Show each line of the data below that has the string "matplotlib" in it.

Dataset extract.
——
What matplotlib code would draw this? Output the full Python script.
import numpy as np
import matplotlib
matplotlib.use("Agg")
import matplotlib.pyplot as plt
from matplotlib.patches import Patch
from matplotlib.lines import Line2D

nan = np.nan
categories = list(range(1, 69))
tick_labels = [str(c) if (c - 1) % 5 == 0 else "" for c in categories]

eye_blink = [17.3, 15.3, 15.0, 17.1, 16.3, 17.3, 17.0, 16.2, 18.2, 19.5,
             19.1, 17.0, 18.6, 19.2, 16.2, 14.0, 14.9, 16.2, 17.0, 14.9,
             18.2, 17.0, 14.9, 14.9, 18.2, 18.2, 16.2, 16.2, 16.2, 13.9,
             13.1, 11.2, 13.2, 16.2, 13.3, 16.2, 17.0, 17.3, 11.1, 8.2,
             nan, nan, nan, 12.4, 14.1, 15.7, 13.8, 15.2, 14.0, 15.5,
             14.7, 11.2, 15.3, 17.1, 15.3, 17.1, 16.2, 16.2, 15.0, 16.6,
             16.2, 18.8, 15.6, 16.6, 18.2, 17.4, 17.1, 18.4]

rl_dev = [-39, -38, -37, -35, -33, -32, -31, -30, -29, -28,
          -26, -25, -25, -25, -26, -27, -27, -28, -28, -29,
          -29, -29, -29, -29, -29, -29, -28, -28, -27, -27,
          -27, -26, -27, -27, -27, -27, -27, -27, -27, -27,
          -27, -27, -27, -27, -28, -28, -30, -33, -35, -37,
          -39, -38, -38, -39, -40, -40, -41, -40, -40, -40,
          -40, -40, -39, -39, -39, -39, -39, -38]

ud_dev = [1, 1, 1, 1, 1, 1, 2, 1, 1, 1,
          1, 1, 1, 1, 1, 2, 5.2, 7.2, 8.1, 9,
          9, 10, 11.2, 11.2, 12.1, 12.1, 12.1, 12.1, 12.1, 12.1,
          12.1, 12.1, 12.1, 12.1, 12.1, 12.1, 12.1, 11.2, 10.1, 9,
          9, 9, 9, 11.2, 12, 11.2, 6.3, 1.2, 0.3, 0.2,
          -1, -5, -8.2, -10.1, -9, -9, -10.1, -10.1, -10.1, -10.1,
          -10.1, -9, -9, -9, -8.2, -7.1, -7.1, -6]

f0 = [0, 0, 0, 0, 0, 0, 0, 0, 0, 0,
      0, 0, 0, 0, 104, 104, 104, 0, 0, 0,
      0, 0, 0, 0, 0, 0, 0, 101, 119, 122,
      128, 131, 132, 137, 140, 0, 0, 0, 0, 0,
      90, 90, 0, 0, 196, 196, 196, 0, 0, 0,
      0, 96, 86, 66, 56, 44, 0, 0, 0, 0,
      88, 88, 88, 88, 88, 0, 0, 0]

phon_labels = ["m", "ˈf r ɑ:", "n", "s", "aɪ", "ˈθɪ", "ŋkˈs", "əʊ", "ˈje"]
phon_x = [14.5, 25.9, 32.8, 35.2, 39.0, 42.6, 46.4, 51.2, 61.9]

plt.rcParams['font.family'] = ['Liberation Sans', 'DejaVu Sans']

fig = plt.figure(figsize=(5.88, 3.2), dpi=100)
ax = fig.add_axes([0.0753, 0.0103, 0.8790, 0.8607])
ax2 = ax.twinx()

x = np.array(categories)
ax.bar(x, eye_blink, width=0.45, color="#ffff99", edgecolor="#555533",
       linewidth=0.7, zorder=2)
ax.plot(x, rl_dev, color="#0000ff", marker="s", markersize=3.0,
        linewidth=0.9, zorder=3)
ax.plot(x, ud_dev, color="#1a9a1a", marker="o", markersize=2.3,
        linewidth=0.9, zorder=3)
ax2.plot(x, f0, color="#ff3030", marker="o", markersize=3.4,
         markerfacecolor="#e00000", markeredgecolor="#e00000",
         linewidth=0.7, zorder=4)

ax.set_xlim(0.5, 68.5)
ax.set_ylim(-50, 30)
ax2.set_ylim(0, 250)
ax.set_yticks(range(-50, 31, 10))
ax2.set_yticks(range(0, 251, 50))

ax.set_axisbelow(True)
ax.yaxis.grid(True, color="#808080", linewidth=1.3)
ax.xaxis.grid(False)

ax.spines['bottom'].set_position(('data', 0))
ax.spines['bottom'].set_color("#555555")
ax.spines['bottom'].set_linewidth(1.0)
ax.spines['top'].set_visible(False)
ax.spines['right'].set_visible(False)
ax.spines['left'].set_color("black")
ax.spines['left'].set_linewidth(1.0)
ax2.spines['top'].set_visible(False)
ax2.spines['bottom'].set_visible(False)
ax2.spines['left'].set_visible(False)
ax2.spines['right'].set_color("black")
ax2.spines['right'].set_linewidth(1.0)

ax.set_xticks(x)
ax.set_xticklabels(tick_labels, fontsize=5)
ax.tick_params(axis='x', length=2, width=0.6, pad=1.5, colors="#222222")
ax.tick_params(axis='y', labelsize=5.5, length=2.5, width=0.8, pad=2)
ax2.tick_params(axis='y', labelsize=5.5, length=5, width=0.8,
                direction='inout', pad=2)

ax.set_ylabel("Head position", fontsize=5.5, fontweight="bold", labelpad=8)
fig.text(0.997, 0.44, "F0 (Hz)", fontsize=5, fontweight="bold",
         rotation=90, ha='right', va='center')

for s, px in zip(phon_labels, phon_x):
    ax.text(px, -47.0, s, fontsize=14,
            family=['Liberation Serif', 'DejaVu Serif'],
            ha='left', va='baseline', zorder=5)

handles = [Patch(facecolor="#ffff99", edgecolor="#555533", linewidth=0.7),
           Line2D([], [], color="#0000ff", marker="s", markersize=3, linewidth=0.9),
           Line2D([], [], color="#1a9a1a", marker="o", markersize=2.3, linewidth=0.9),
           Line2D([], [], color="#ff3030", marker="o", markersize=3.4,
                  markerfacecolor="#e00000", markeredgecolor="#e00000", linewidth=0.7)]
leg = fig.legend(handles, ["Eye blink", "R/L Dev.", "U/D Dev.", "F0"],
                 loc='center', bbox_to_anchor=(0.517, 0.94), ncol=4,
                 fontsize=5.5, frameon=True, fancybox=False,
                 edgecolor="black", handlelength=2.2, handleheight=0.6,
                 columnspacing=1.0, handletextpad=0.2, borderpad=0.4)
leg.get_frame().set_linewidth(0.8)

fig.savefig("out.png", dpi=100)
——
Worked answer.
What matplotlib code would draw this? Output the full Python script.
import matplotlib
matplotlib.use("Agg")
import matplotlib.pyplot as plt
from matplotlib.patches import Patch
from matplotlib.lines import Line2D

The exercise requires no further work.